A major part of the problem is that too many schools and teachers say no to phonics, or relegate it to something insufficient, and thus it is that we haven’t had much progress in reading for decades. The reading proficiency by grade level is little more than a third of the students and, in 2019, the National Assessment of Educational Progress showed a decline in national reading skills. Some say that is not a perfect judgment, but it is a solid judgment, and what is amazing is the way in which schools and teachers fail to do their job, as in saying they know best and then using other techniques that achieve something, maybe, but not much.
And what’s phonics? Basically, it is sounding out words, learning how certain letters either by themselves or put together have certain sounds, such as “c” in cat, corn and cabbage or “at” in cat, hat and bat. There are complications in all of this, and special training for teachers can help considerably. But a Stanford study of brain waves said phonics worked better than any other technique, a University of London psychological study said it did, cognitive scientists say it does and a panel of top American learning experts concurred, for starters. The English require it, and, of late, so does Mississippi, which made a bigger advance in reading in 2019 than any other state.

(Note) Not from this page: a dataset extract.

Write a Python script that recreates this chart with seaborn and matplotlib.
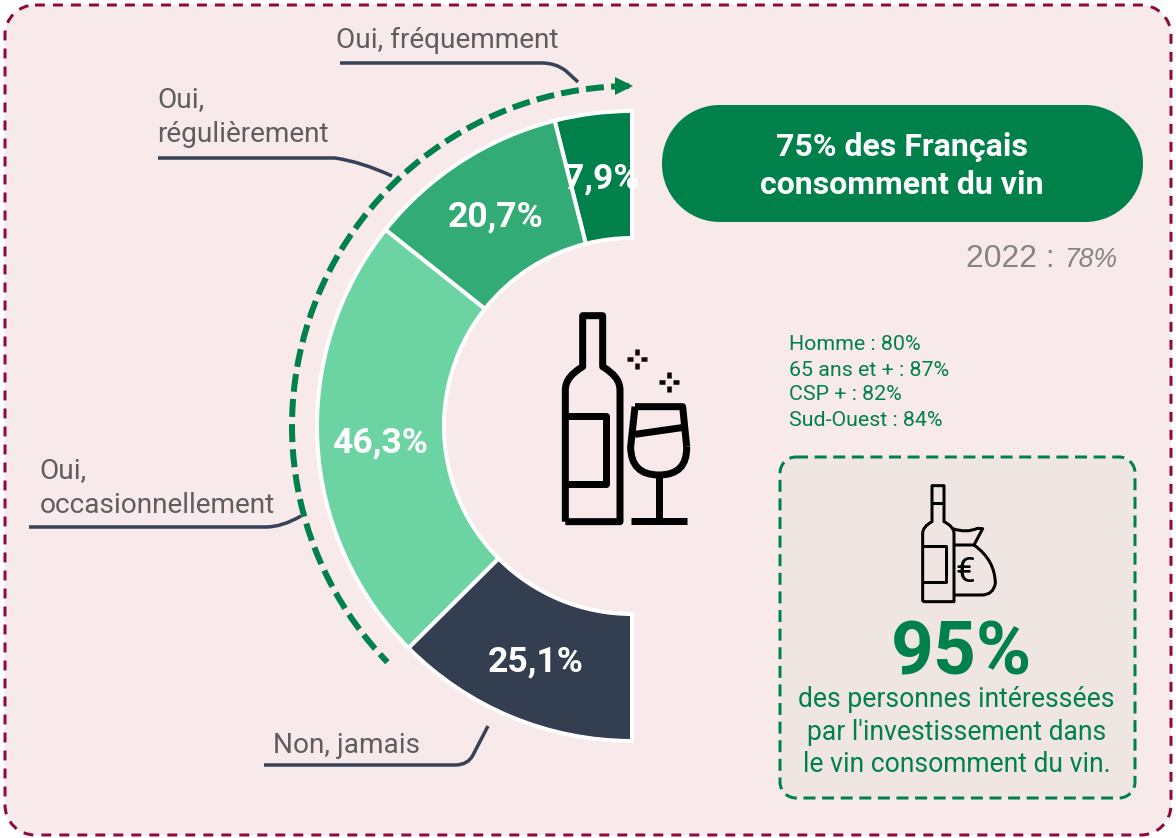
import numpy as np
import matplotlib
matplotlib.use("Agg")
import matplotlib.pyplot as plt
from matplotlib.patches import Arc, PathPatch, Polygon
from matplotlib.path import Path
import seaborn as sns

categories = ["Oui, fréquemment", "Oui,\nrégulièrement", "Oui,\noccasionnellement", "Non, jamais"]
shares = [7.9, 20.7, 46.3, 25.1]
share_labels = ["7,9%", "20,7%", "46,3%", "25,1%"]
colours = ["#00804A", "#33AB77", "#6BD4A2", "#333E50"]
stats = ["Homme : 80%", "65 ans et + : 87%", "CSP + : 82%", "Sud-Ouest : 84%"]
headline = ["75% des Français", "consomment du vin"]
box_text = ["des personnes intéressées", "par l'investissement dans", "le vin consomment du vin."]

W, H = 1176, 838
GREEN, NAVY, GREY = "#00804A", "#374259", "#5E5E5E"
sns.set_theme(style="white")
plt.rcParams["font.family"] = ["Roboto", "DejaVu Sans"]

fig = plt.figure(figsize=(W / 100, H / 100), dpi=100, facecolor="white")
ax = fig.add_axes([0, 0, 1, 1])
Y = lambda py: H - py
px = lambda p: p * 0.72
CX, CY, R, r = 632, 426, 315, 188

def rbox(x0, y0, x1, y1, rad, **kw):
    # rounded rectangle with true circular corners
    k = rad * (1 - 0.5523)
    b, t = Y(y1), Y(y0)
    verts = [(x0 + rad, t), (x1 - rad, t), (x1 - k, t), (x1, t - k), (x1, t - rad),
             (x1, b + rad), (x1, b + k), (x1 - k, b), (x1 - rad, b),
             (x0 + rad, b), (x0 + k, b), (x0, b + k), (x0, b + rad),
             (x0, t - rad), (x0, t - k), (x0 + k, t), (x0 + rad, t)]
    c4 = Path.CURVE4
    codes = [Path.MOVETO, Path.LINETO, c4, c4, c4, Path.LINETO, c4, c4, c4,
             Path.LINETO, c4, c4, c4, Path.LINETO, c4, c4, c4]
    ax.add_patch(PathPatch(Path(verts, codes), **kw))

rbox(5, 5, 1171, 835, 30, fc="#F8EAEA", ec="#8E0B37", lw=px(3),
     ls=(0, (3.3, 2.7)), zorder=0)
rbox(780, 457, 1135, 798, 16, fc="#EFE6E4", ec=GREEN, lw=px(3),
     ls=(0, (4.0, 2.2)), zorder=0)
rbox(662, 105, 1143, 222, 58, fc=GREEN, ec="none", zorder=1)

# half doughnut
wedges, _ = ax.pie(shares + [sum(shares)], colors=sns.color_palette(colours) + ["white"],
                   startangle=90, counterclock=True, radius=R, center=(CX, Y(CY)),
                   frame=True,
                   wedgeprops=dict(width=R - r, edgecolor="white", linewidth=px(4)))
wedges[-1].set_visible(False)
ax.set_xlim(0, W)
ax.set_ylim(0, H)
ax.set_aspect("auto")
ax.axis("off")

label_pos = [(602, 179), (495.5, 217), (380.5, 443), (536, 662)]
for (x, y), s in zip(label_pos, share_labels):
    ax.text(x, Y(y), s, color="white", fontsize=px(35.5), fontweight="bold",
            ha="center", va="center", zorder=5)

# dashed arc and arrow
ax.add_patch(Arc((CX, Y(CY)), 680, 680, theta1=90.5, theta2=224, color=GREEN, lw=px(6),
                 ls=(0, (3.0, 1.2)), zorder=3))
ax.add_patch(Polygon([(633, Y(86)), (615, Y(77)), (615, Y(95))], fc=GREEN, ec="none", zorder=3))

# leaders
def stroke(pts, codes=None, color=NAVY, lw=3.5, cap="butt", z=4):
    if codes is None:
        codes = [Path.MOVETO] + [Path.LINETO] * (len(pts) - 1)
    ax.add_patch(PathPatch(Path([(x, Y(y)) for x, y in pts], codes), fc="none", ec=color,
                           lw=px(lw), capstyle=cap, joinstyle="round", zorder=z))

M, L, C = Path.MOVETO, Path.LINETO, Path.CURVE3
stroke([(340, 63), (542, 63), (556, 63), (566, 71), (578, 82)], [M, L, C, C, L])
stroke([(158, 158), (335, 158), (362, 162), (392, 176)], [M, L, C, C])
stroke([(29, 527), (266, 527), (282, 527), (301, 516)], [M, L, C, C])
stroke([(264, 765), (455, 765), (468, 765), (473, 755), (488, 726)], [M, L, C, C, L])

label_text = [(336, 40, categories[0]), (157.5, 117, categories[1]),
              (39.5, 488, categories[2]), (273, 745, categories[3])]
for x, y, s in label_text:
    ax.text(x, Y(y), s, color=GREY, fontsize=px(28), ha="left", va="center",
            linespacing=1.4, zorder=5)

# headline
for y, s in zip((147, 185), headline):
    ax.text(902, Y(y), s, color="white", fontsize=px(32), fontweight="bold",
            ha="center", va="center", zorder=5)
ax.text(966, Y(259), "2022 : ", color="#858585", fontsize=px(31.8), family="Liberation Sans",
        ha="left", va="center", zorder=5)
ax.text(1064, Y(260), "78%", color="#858585", fontsize=px(26.5), family="Liberation Sans",
        style="italic", ha="left", va="center", zorder=5)

for y, s in zip((344, 370, 395, 421), stats):
    ax.text(789, Y(y), s, color=GREEN, fontsize=px(21.4), ha="left", va="center", zorder=5)

ax.text(962, Y(654), "95%", color=GREEN, fontsize=px(75), fontweight="bold",
        ha="center", va="center", zorder=5)
for y, s in zip((699, 732, 764), box_text):
    ax.text(956.5, Y(y), s, color=GREEN, fontsize=px(26.5), ha="center", va="center", zorder=5)

# large icon
def big(pts, ox=540, oy=300, s=3):
    return [(ox + a / s, oy + b / s) for a, b in pts]

K = "black"
stroke(big([(76, 665), (76, 270), (76, 230), (128, 200), (128, 47), (188, 47), (188, 200),
            (240, 230), (240, 270), (240, 665), (76, 665)]),
       [M, L, C, C, L, L, L, C, C, L, L], K, 7)
stroke(big([(76, 347), (198, 347), (198, 552), (76, 552)]), None, K, 7)
stroke(big([(285, 320), (428, 320), (440, 440)]), None, K, 7)
stroke(big([(285, 320), (272, 440), (272, 525), (357, 525), (442, 525), (440, 440)]),
       [M, L, C, C, C, C], K, 7)
stroke(big([(285, 403), (425, 383)]), None, K, 7)
stroke(big([(357, 525), (357, 665)]), None, K, 7)
stroke(big([(272, 663), (442, 663)]), None, K, 7)
for cx, cy in ((291, 176), (386, 246)):
    for seg in (((cx, cy - 30), (cx, cy - 12)), ((cx, cy + 12), (cx, cy + 30)),
                ((cx - 30, cy), (cx - 12, cy)), ((cx + 12, cy), (cx + 30, cy))):
        stroke(big(list(seg)), None, "#1A0008" if cx == 291 else K, 4.5)

# small icon
def small(pts):
    return big(pts, 770, 450, 3)

stroke(small([(458, 455), (458, 250), (458, 230), (486, 215), (486, 107), (522, 107), (522, 215),
              (552, 230), (552, 250), (552, 455), (458, 455)]),
       [M, L, C, C, L, L, L, C, C, L, L], K, 3)
stroke(small([(486, 160), (522, 160)]), None, K, 3)
stroke(small([(458, 288), (527, 288), (527, 397), (458, 397)]), None, K, 3)
stroke(small([(548, 236), (590, 250), (622, 235), (638, 236), (612, 285), (555, 285)]),
       [M, C, C, L, L, L], K, 3)
stroke(small([(612, 285), (675, 330), (676, 400), (670, 435), (635, 435), (552, 435)]),
       [M, C, C, C, C, L], K, 3)
ax.text(770 + 585 / 3, Y(450 + 367 / 3), "€", color=K, fontsize=px(35), ha="center",
        va="center", zorder=5)

fig.savefig("out.png", dpi=100, facecolor="white")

Phonics isn’t the end of the story, because, for one thing, students must read a lot and take on advanced texts that challenge them. They can extend their comprehension by recognizing spoken words and start learning history and science early on. It’s great if they get hooked on reading by great stories, and then we come to something else that is vital: family. Young children are exceptional learners, and it is important to talk to them a lot and read to them a lot and then teach them how to read. Children from affluent homes will ordinarily learn more than those from poor homes, but teacher visits can help and community and civic groups can pitch in. Volunteer reading tutors can be important in both schools and families.
We fortunately have robust national reading organizations in America, and several times I have been impressed talking to librarians and learning what their summer programs are like. Past presidents have addressed the issue, not least of all President George W. Bush who said he wanted to make every student a proficient reader and gave us the ambitious No Child Left Behind program that was eventually left behind. But I think we need a lot more from citizen groups, politicians, school districts, state and local governments and, yes, the federal government. We hear a lot of talk about poverty, inequality and diminished lives, and this counts. The start is simple. The start is coming around to phonics everywhere.